The machine, known as Anekom, is intended for inhalation anesthesia in combination with controlled and assisted ventilation, and was used 24 times on surgical patients from May through September, the company told sk.ru.

Aelita's anesthetic machine, Anekom

The operations were carried out at the B. V. Petrovsky Russian Scientific Surgery Center in Moscow and mainly involved lung and vascular surgery.

“The big advantage of this machine over traditional equipment is the injection method of analgesic dosage, which significantly lowers the amount spent on expensive anesthetic drugs, as well as increasing the dosage accuracy,” wrote doctors Valery Sandrikov and Viktor Mizikov in joint remarks.

Anesthetic machines are used in many types of surgery. They keep a patient unconscious through a constant flow of oxygen mixed with anesthetic agents from the machine to the mouth via a tube and mask.

The Aelita model employs innovative new technology in formulating the breathing gas. Traditional machines vaporize the anesthetic agents before sending them into the gas flow. But Anekom injects the required amount of liquid anesthetic directly into the gas stream.

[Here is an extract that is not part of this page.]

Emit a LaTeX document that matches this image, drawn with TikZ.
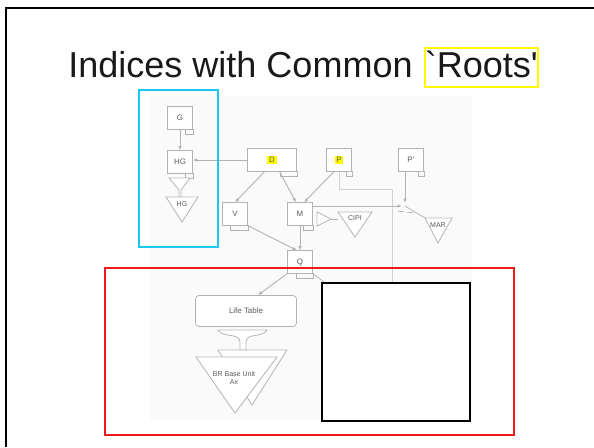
\documentclass[tikz,border=0pt]{standalone}
\usepackage{fontspec}
\setmainfont{Liberation Sans}
\newfontfamily\titlefont{Liberation Sans}
\usetikzlibrary{arrows.meta, positioning, calc}
\definecolor{boxcyan}{RGB}{25,200,245}
\definecolor{boxred}{RGB}{240,25,25}
\definecolor{hlyellow}{RGB}{255,250,0}
\newcommand{\tab}[2]
{
	\draw[gray!60] (#2.south east) rectangle ++(-#1,5)
}
\newcommand{\hl}[1]{{\setlength{\fboxsep}{1pt}\colorbox{hlyellow}{#1}}}

\begin{document}
\begin{tikzpicture}[x=0.02cm, y=-0.02cm,
	every node/.append style={inner sep=0pt},
	blk/.style={draw=gray!60, fill=white,
		minimum width=0.5cm,
		minimum height=0.45cm,
		font=\fontsize{4.5}{5}\selectfont, text=gray!70!black},
	lnk/.style={draw=gray!60, line width=0.5pt, -{Latex[length=2.5pt, width=2pt]}},
	tri/.style={draw=gray!55, fill=white, line width=0.5pt},
	lbl/.style={font=\fontsize{4}{5}\selectfont, text=gray!70!black},
	title/.style={font=\titlefont\fontsize{20.5}{24}\selectfont, text=black!90}]

	\useasboundingbox (0,0) rectangle (594,447);
	\draw[line width=1.2pt] (6,447) -- (6,8) -- (594,8);

	% title
	\node[title, anchor=base west] (ttl) at (68,77) {Indices with Common};
	\node[title, anchor=base west, draw=hlyellow, line width=1.5pt,
	inner xsep=0pt, inner ysep=1.5pt] (roots) at ([xshift=6pt]ttl.base east) {`Roots'\vphantom{g}};

	% pasted diagram
	\fill[gray!4] (150,96) rectangle (472,420);

	\node[blk] (G) at (180,118) {G};
	\node[blk] (HG) at (180,162) {HG};
	\node[blk, minimum width=0.98cm] (D) at (272,160) {\hl{D}};
	\node[blk] (P) at (339,160) {\hl{P}};
	\node[blk] (P2) at (411,160) {P'};
	\node[blk] (V) at (235,214) {V};
	\node[blk] (M) at (300,214) {M};
	\node[blk] (Q) at (300,262) {Q};
	\node[blk, rounded corners=2pt, minimum width=2.02cm, minimum height=0.62cm] (LT) at (246,311) {Life Table};
	\coordinate (jn) at (405,206);
	\coordinate (pl) at (392,283);
	\coordinate (qr) at (335,290);
	\tab{8}{G};
	\tab{8}{HG};
	\tab{17}{D};
	\tab{6}{P};
	\tab{6}{P2};
	\tab{18}{V};
	\tab{10}{M};
	\tab{17}{Q};

	\draw[gray!35] (P.south) -- ++(0,18) -| (pl);
	\draw[lnk] (G) -- (HG);
	\draw[lnk] (D.west) -- (D.west -| HG.east);
	\draw[lnk] ([xshift=-0.15cm]D.south) -- (V.north);
	\draw[lnk] ([xshift=0.15cm]D.south) -- ([xshift=-0.08cm]M.north);
	\draw[lnk] ([xshift=-0.1cm]P.south) -- ([xshift=0.08cm]M.north);
	\draw[lnk] (M.east |- jn) -- ([xshift=-0.06cm]jn);
	\draw[lnk] (P2.south -| jn) -- ([yshift=0.06cm]jn);
	\draw[lnk] (V.south east) -- ([xshift=-0.06cm]Q.north);
	\draw[lnk] (M.south) -- (Q.north);
	\draw[lnk] (Q.south west) -- ([xshift=0.24cm]LT.north);
	\draw[gray!60] (Q.south east) -- (qr);

	% funnels
	\draw[tri] (169,178) -- (190,178) -- (181,190) -- (181,197) -- (179,197) -- (179,190) -- cycle;
	\draw[tri] (166,197) -- (198,197) -- (182,222) -- cycle;
	\node[lbl] at (182,204) {HG};
	\draw[tri] (317,212) -- (317,226) -- (331,219) -- cycle;
	\draw[gray!55] (331,219) -- (338,219);
	\draw[tri] (338,212) -- (372,212) -- (355,237) -- cycle;
	\node[lbl] at (355,218) {CIPI};
	\draw[gray!60] (jn) -- (425,218);
	\draw[gray!55] (398,211) -- (404,211) (407,212) -- (413,212);
	\draw[tri] (425,218) -- (452,218) -- (438,243) -- cycle;
	\node[lbl] at (438,225) {MAR};
	\draw[tri] (218,330) -- (267,330) to[out=-120, in=90] (246,342) -- (246,350)
		-- (240,350) -- (240,342) to[out=90, in=-60] cycle;
	\draw[tri] (218,350) -- (287,350) -- (252,405) -- cycle;
	\draw[tri] (196,357) -- (277,357) -- (235,413) -- cycle;
	\node[lbl, align=center] at (234,378) {BR Base Unit\\Ax};

	% overlays
	\draw[boxcyan, line width=1pt] (139,90) rectangle (218,247);
	\draw[boxred, line width=1.2pt] (105,268) rectangle (514,435);
	\draw[fill=white, line width=0.8pt] (322,283) rectangle (470,421);
\end{tikzpicture}
\end{document}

It combines this with ultramodern touchscreen technology and a more compact corpus that saves valuable space in the operating theater.

Aelita's Olga Andreeva praised the trials as granting the company “powerful, solid and fundamentally strong prospects of further development.”

The Nizhny Novgorod-based firm won the InBioMed 2014 competition at the Skolkovo Startup Village in June.

*An earlier version of this article erroneously identified the company as Anekom, and the product as Aelita.